If we translate an NFA to a DFA, it can have $2^n$ states at the maximum. However, this usually does not happen? Why is that so and what is the condition such that the translated DFA will have $2^n$ states?

Answer 1

The upper bound $2^n$ is indeed achieved by the automaton ${\mathcal A}_n = (Q_n, A, E_n, \{0\}, \{0\})$, with $A = \{a, b\}$, $Q_n = \{0, 1, \ldots, n-1\}$ and \begin{multline*} E_n = \{(i, a, i+1) \mid 0 \leq i \leq n-1\} \cup \{(n-1, a, 0)\} \cup {}\\ \{(i, b, i) \mid 1 \leq i \leq n-1\} \cup \{(i, b, 0) \mid 1 \leq i \leq n-1\}\} \end{multline*}

Now, the problem with your question is that usually is not a mathematical term.
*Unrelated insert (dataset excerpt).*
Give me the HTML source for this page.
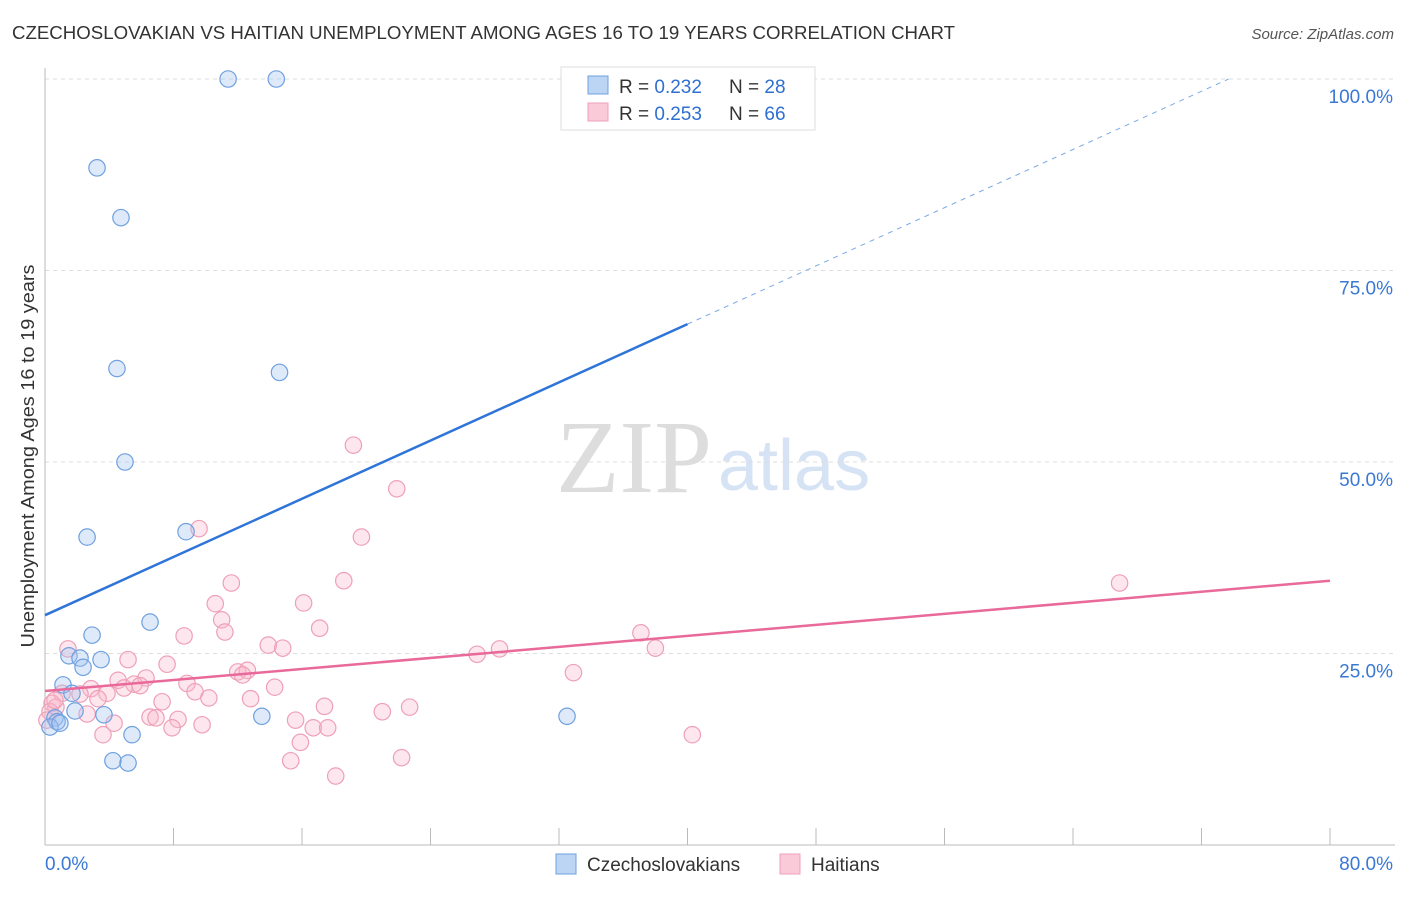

It is actually a difficult question to find a rigorous model of random NFA. Such a model is proposed in [1], but the average complexity of the conversion NFA to DFA according to such a model is still an open problem, as far as I can know.

[1] P.C. Héam and J.-L. Joly, On the uniform random generation of non deterministic automata up to isomorphism, Implementation and application of automata, 140-152, LNCS 9223, Springer, Cham, (2015).